As Erika points out, Lisar really does have nine lives and she seems to survive this kerfuffle by keeping a calm head, taking responsibility for her actions, and being willing to work toward a solution. Honestly, all we want is for everyone to stay out of it so that we never have to hear about Kim and her damn sobriety ever again. I think people finally got to a place of acknowledging that.

Eden also helps Lisar weather this storm. She give Lisar a huge gift, a gift as big as the $1.8 million dildo that David Beckham (allegedly) gave the artist formerly known as Posh Spice: Eden has managed to involve herself so much in this scandal and she’s been so generally unappealing to everyone around her that everyone continues to criminalize her. Lisar’s admission should have exonerated Eden, because she only said those things about Kim to Lisa Vanderpump because she was repeating what Lisar told her and was genuinely concerned with Kim’s sobriety.

However, she beat on the dead horse of Kim’s sobriety one too many times and she’s far too new to the group. No one really wants to forgive her, so when given the opportunity, Kim Richards turns to tell her, “You know what? Me and Kyle are not you and your sister.” Here is the problem with Kim Richards: She is not a nice person. She is right about everything in this whole argument, but she can be so snide and nasty that even when she’s right, she still comes across like a jerk. For Eden to project her own sibling relationship on them is unfair and unjust. Still, there had to be a nicer way to approach this than by shouting Eden down in a large group.

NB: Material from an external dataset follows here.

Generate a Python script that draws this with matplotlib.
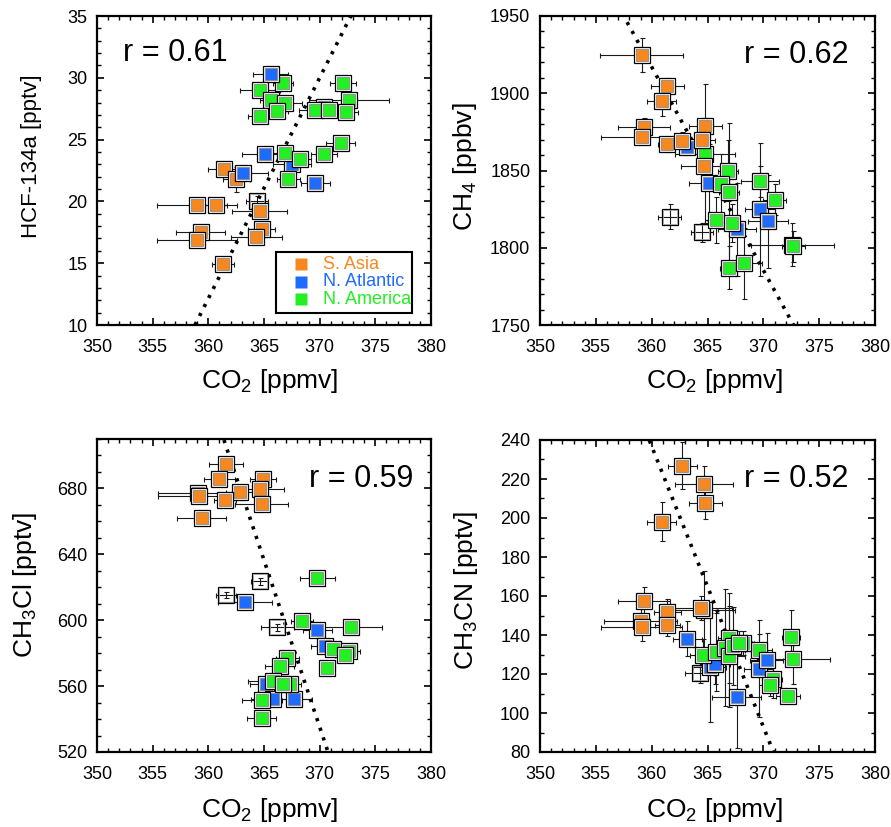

Of course, by the end of the night, Carnie Wilson was the only one speaking any sense, proving that she is the best party guest since Allison DuBois in season one. “We all drank for a reason,” she said. “We’re never going to be normal. There’s no such thing as perfect, you know?” She looked around at the circle of nodding heads around her, at the pool and the table with its carcasses of passed hor d’oeuvres waiting for someone else to clean them up. She looked at Erika with her perfectly pitched glass of Chardonnay and Kyle perched on a stool surveying everyone. She saw Lisar, still stock-straight and waiting for all of her muscle fibers to snap like the cables on a collapsing bridge, and Eileen, stately and graceful and always looking like she was about to burst into tears.

But mostly she looked at Kim, whose makeup was a little too pale and whose features were starting to blend together. She looked at Kim and remembered where she herself had been, those nights alone with the bottle and those darkened afternoons when she’d wake up wanting to drown herself in the void of food and booze and whatever else she could jam into herself. She’d fought her way out of that quicksand like survival experts told you, by releasing your body like you’re floating. She wanted to tell Kim that. She wanted to see Kim through the other side of this black hole that she had navigated herself. She wanted to let her know that it wasn’t about being hard, like a brick, but light, like a lily pad, slowly jostled by the waves. The lily pad lets itself bob there with nothing but its roots, reaching deep, deep down into the chilly dark, as anchors. And finally, on one sudden day, it blooms.